Since the touring season has ended, I thought I’d give you a little peek behind the scenes on what we’ve been up to on the 1900 farm. A few weeks ago, we got a fun opportunity to advance our driving skills with the draft horses. Most of the implements we use on the farm are powered by a basic two-horse hitch, but we have a few implements that require three or even four horses to pull, due to weight or draft load. We don’t get to use these implements often, but the farm staff wanted to learn the ins and outs of multiple hitches. All of our drivers learned different ways to run the lines for three- and four-abreast hitches. We also ground drove (walking behind the horses without an implement attached) and even put the four-horse hitch on a wagon for a spin around the hay field.
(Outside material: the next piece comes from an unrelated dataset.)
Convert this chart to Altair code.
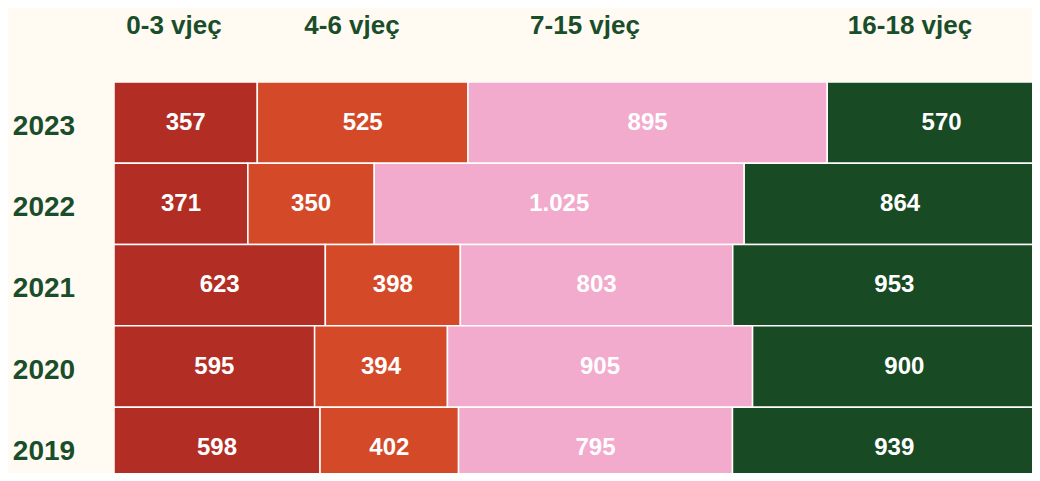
import altair as alt
import pandas as pd

years = ["2023", "2022", "2021", "2020", "2019"]
groups = ["0-3 vjeç", "4-6 vjeç", "7-15 vjeç", "16-18 vjeç"]
v_0_3 = [357, 371, 623, 595, 598]
v_4_6 = [525, 350, 398, 394, 402]
v_7_15 = [895, 1025, 803, 905, 795]
v_16_18 = [570, 864, 953, 900, 939]

colors = ["#B22D24", "#D44A29", "#F2AACD", "#184A24"]
text_green = "#1A4D2A"
bg = "#FFFAF2"
FONT = "Liberation Sans"

rows = []
for i, yr in enumerate(years):
    vals = [v_0_3[i], v_4_6[i], v_7_15[i], v_16_18[i]]
    total = sum(vals)
    cum = 0
    for g, v in zip(groups, vals):
        rows.append(dict(year=yr, row=i, group=g, value=v,
                         start=cum / total, end=(cum + v) / total,
                         label=f"{v:,}".replace(",", ".")))
        cum += v
df = pd.DataFrame(rows)
df["mid"] = (df["start"] + df["end"]) / 2
df["row_end"] = df["row"] + 1
df["row_mid"] = df["row"] + 0.5

ydf = pd.DataFrame({"year": years, "row_mid": [i + 0.55 for i in range(len(years))]})

xscale = alt.Scale(domain=[0, 0.9745], nice=False, zero=False)
yscale = alt.Scale(domain=[0, 4.81], nice=False, zero=False, reverse=True)

base = alt.Chart(df)

bars = base.mark_rect(clip=True, stroke="#FFFFFF", strokeWidth=1.5).encode(
    x=alt.X("start:Q", scale=xscale, axis=None),
    x2="end:Q",
    y=alt.Y("row:Q", scale=yscale, axis=None),
    y2="row_end:Q",
    color=alt.Color("group:N", scale=alt.Scale(domain=groups, range=colors), legend=None),
)

labels = base.mark_text(color="#FFFFFF", font=FONT, fontWeight="bold", fontSize=24,
                        align="center", baseline="middle").encode(
    x=alt.X("mid:Q", scale=xscale, axis=None),
    y=alt.Y("row_mid:Q", scale=yscale, axis=None),
    text="label:N",
)

year_text = alt.Chart(ydf).mark_text(color=text_green, font=FONT, fontWeight="bold", fontSize=28,
                                     align="center", baseline="middle").encode(
    x=alt.value(-70),
    y=alt.Y("row_mid:Q", scale=yscale, axis=None),
    text="year:N",
)

header_x = [60, 238, 471, 796]
headers = []
for g, hx in zip(groups, header_x):
    headers.append(
        alt.Chart(pd.DataFrame({"g": [g]})).mark_text(
            color=text_green, font=FONT, fontWeight="bold", fontSize=26,
            align="center", baseline="middle").encode(
            x=alt.value(hx), y=alt.value(-56), text="g:N")
    )

chart = alt.layer(bars, labels, year_text, *headers).properties(
    width=918, height=391,
    padding={"left": 106, "top": 74, "right": 0, "bottom": 0},
    autosize="none",
    background=bg,
).configure_view(stroke=None)

chart.save("out.html", embed_options={"renderer": "svg", "actions": False})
Big hitches are a part of American agricultural history. As the number of acres being tilled grew, so did the size of the hitches. The Schandoney equalizing hitch was the first patented large-team equalized hitch. It was patented in 1892 by Peter Schandoney of Sacramento, California. The Talkington hitch was another large-team equalizer popular in the Big Bend section of Washington.
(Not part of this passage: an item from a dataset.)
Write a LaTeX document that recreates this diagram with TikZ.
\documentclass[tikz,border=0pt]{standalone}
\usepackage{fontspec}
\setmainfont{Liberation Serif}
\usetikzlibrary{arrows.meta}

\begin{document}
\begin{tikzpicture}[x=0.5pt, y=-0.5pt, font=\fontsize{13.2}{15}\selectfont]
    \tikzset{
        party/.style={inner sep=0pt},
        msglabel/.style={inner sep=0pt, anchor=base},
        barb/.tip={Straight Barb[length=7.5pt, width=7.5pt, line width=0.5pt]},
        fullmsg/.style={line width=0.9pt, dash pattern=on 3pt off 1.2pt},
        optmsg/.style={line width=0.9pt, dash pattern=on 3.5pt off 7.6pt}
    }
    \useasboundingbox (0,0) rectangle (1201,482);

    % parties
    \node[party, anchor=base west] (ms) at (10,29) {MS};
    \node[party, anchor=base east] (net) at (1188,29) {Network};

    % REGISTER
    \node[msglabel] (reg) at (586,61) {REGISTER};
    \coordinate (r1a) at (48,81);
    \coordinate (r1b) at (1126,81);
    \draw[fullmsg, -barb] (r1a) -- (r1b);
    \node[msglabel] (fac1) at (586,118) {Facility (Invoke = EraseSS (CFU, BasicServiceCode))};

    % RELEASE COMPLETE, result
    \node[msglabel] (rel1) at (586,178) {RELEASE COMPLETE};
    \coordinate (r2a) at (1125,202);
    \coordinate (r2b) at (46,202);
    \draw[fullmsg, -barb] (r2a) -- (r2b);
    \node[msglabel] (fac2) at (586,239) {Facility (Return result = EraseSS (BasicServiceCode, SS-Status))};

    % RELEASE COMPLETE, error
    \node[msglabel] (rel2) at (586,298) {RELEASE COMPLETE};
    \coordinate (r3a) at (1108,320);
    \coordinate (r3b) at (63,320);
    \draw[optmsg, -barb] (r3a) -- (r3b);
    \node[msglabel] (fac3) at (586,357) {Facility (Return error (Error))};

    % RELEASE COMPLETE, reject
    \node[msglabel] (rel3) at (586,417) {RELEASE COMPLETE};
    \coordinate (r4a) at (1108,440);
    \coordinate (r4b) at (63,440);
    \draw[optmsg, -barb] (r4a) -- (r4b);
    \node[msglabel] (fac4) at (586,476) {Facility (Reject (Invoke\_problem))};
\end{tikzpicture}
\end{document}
In fact, a modified version of the Talkington hitch was developed by Neil Dimmock of Alberta, Canada, which allowed him to drive the world-record largest agricultural hitch of Percheron draft horses in 2003. He put together a 46-horse-hitch to pull a 26- foot deep tillage cultivator, which was designed to be pulled by a tractor with at least 130 horsepower!
More on Dimmock’s world-record hitch, including a video montage of photos, can be found here. The hitch was 160 feet from front to back, including the cultivator, and a whopping 130 feet from Dimmock’s hands holding the lines to the mouths of the lead horses. I’ve heard of monster trucks, but that is a MONSTER hitch!